## begin SUPPLIED MATERIAL

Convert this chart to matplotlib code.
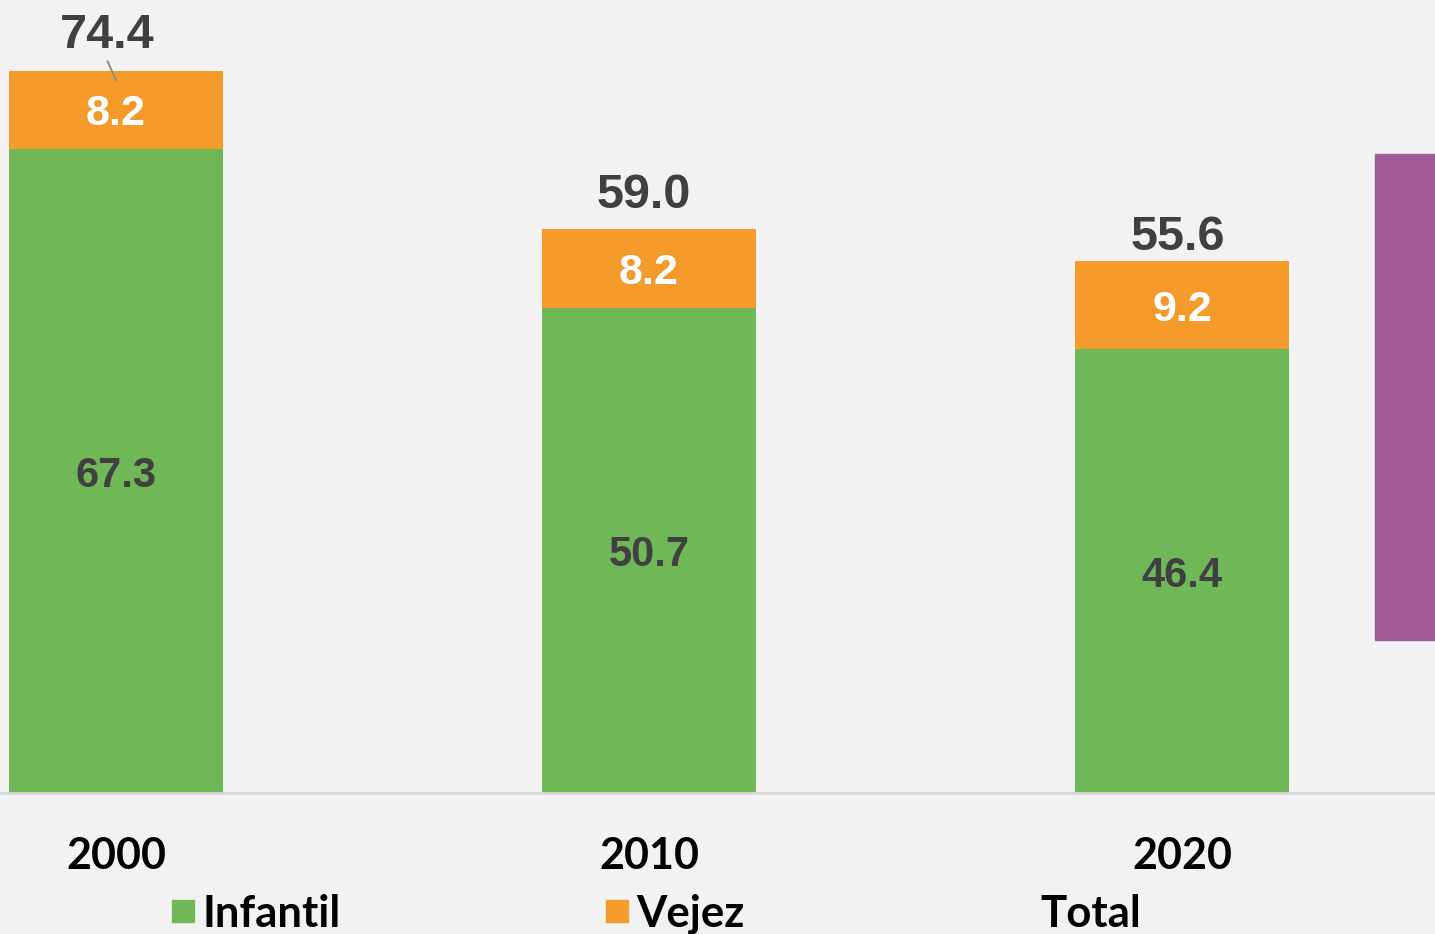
import matplotlib
matplotlib.use("Agg")
import matplotlib.pyplot as plt
from matplotlib.lines import Line2D
from matplotlib.patches import Rectangle

years = ["2000", "2010", "2020"]
infantil = [67.3, 50.7, 46.4]
vejez = [8.2, 8.2, 9.2]
total = [74.4, 59.0, 55.6]

GREEN = "#70B857"
ORANGE = "#F59B2B"
PURPLE = "#A25A93"
BG = "#F2F2F2"
DARK = "#404040"

W, H = 1435, 934
fig = plt.figure(figsize=(W / 100, H / 100), dpi=100, facecolor=BG)
base_px = 793
ax = fig.add_axes([0, (H - base_px) / H, 1, base_px / H])
ax.set_facecolor(BG)

pxu = 9.568
spacing = 533.0
c0 = 116.0
ax.set_ylim(0, base_px / pxu)
ax.set_xlim(-c0 / spacing, (W - c0) / spacing)

x = list(range(len(years)))
b1 = ax.bar(x, infantil, width=0.4, color=GREEN, label="Infantil")
b2 = ax.bar(x, vejez, width=0.4, bottom=infantil, color=ORANGE, label="Vejez")
tot_line, = ax.plot(x, total, linestyle="none", marker=None, label="Total")

lab_font = "Liberation Sans"
for i in x:
    ax.annotate(f"{infantil[i]:.1f}", xy=(i, infantil[i] / 2), xytext=(0, 0),
                textcoords="offset points", ha="center", va="center_baseline",
                fontsize=30, fontweight="bold", color=DARK, family=lab_font)
    ax.annotate(f"{vejez[i]:.1f}", xy=(i, infantil[i] + vejez[i] / 2), xytext=(0, 0),
                textcoords="offset points", ha="center", va="center_baseline",
                fontsize=31, fontweight="bold", color="white", family=lab_font)

# total labels (manual offsets in points, as in original)
tot_offsets = [(-6, 9), (-4, 8), (-3, 1)]
tops = [a + b for a, b in zip(infantil, vejez)]
for i, (t, top) in enumerate(zip(total, tops)):
    dx, dy = tot_offsets[i]
    ax.annotate(f"{t:.1f}", xy=(i, top), xytext=(dx, dy), textcoords="offset points",
                ha="center", va="bottom", fontsize=35, fontweight="bold",
                color=DARK, family=lab_font)
# leader line for first label
ax.annotate("", xy=(0, tops[0] - 1.0), xytext=(-0.016, tops[0] + 1.0),
            arrowprops=dict(arrowstyle="-", color="#8C8C8C", lw=1.4,
                            shrinkA=0, shrinkB=0))

for s in ["top", "right", "left"]:
    ax.spines[s].set_visible(False)
ax.spines["bottom"].set_color("#D9D9D9")
ax.spines["bottom"].set_linewidth(2)
ax.set_yticks([])
ax.set_xticks(x)
ax.set_xticklabels(years, fontsize=31, fontweight="bold", family="Lato", color="black")
ax.tick_params(axis="x", length=0, pad=31)

# decorative purple panel at right edge (part of slide)
fig.patches.append(Rectangle((1375 / W, 1 - 640 / H), (W - 1375) / W, (640 - 154) / H,
                             transform=fig.transFigure, color=PURPLE, zorder=5))

handles = [Line2D([], [], marker="s", linestyle="none", color=GREEN, markersize=16),
           Line2D([], [], marker="s", linestyle="none", color=ORANGE, markersize=16),
           Line2D([], [], linestyle="none")]
leg = fig.legend(handles, ["Infantil", "Vejez", "Total"], ncol=3, frameon=False,
                 loc="center left", bbox_to_anchor=(170 / W, 1 - 914 / H),
                 prop=dict(family="Lato", weight="bold", size=31.5),
                 handlelength=0.6, handletextpad=0.14, columnspacing=6.02,
                 borderpad=0, borderaxespad=0)

fig.savefig("out.png", dpi=100, facecolor=BG)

## end SUPPLIED MATERIAL

SHORT TASK:
Restate the material word for word from its first line through the line containing "shrinkA=0, shrinkB=0))", both included; the pictures do not belong in it.

PROBLEM SOLUTION:
Convert this chart to matplotlib code.
import matplotlib
matplotlib.use("Agg")
import matplotlib.pyplot as plt
from matplotlib.lines import Line2D
from matplotlib.patches import Rectangle

years = ["2000", "2010", "2020"]
infantil = [67.3, 50.7, 46.4]
vejez = [8.2, 8.2, 9.2]
total = [74.4, 59.0, 55.6]

GREEN = "#70B857"
ORANGE = "#F59B2B"
PURPLE = "#A25A93"
BG = "#F2F2F2"
DARK = "#404040"

W, H = 1435, 934
fig = plt.figure(figsize=(W / 100, H / 100), dpi=100, facecolor=BG)
base_px = 793
ax = fig.add_axes([0, (H - base_px) / H, 1, base_px / H])
ax.set_facecolor(BG)

pxu = 9.568
spacing = 533.0
c0 = 116.0
ax.set_ylim(0, base_px / pxu)
ax.set_xlim(-c0 / spacing, (W - c0) / spacing)

x = list(range(len(years)))
b1 = ax.bar(x, infantil, width=0.4, color=GREEN, label="Infantil")
b2 = ax.bar(x, vejez, width=0.4, bottom=infantil, color=ORANGE, label="Vejez")
tot_line, = ax.plot(x, total, linestyle="none", marker=None, label="Total")

lab_font = "Liberation Sans"
for i in x:
    ax.annotate(f"{infantil[i]:.1f}", xy=(i, infantil[i] / 2), xytext=(0, 0),
                textcoords="offset points", ha="center", va="center_baseline",
                fontsize=30, fontweight="bold", color=DARK, family=lab_font)
    ax.annotate(f"{vejez[i]:.1f}", xy=(i, infantil[i] + vejez[i] / 2), xytext=(0, 0),
                textcoords="offset points", ha="center", va="center_baseline",
                fontsize=31, fontweight="bold", color="white", family=lab_font)

# total labels (manual offsets in points, as in original)
tot_offsets = [(-6, 9), (-4, 8), (-3, 1)]
tops = [a + b for a, b in zip(infantil, vejez)]
for i, (t, top) in enumerate(zip(total, tops)):
    dx, dy = tot_offsets[i]
    ax.annotate(f"{t:.1f}", xy=(i, top), xytext=(dx, dy), textcoords="offset points",
                ha="center", va="bottom", fontsize=35, fontweight="bold",
                color=DARK, family=lab_font)
# leader line for first label
ax.annotate("", xy=(0, tops[0] - 1.0), xytext=(-0.016, tops[0] + 1.0),
            arrowprops=dict(arrowstyle="-", color="#8C8C8C", lw=1.4,
                            shrinkA=0, shrinkB=0))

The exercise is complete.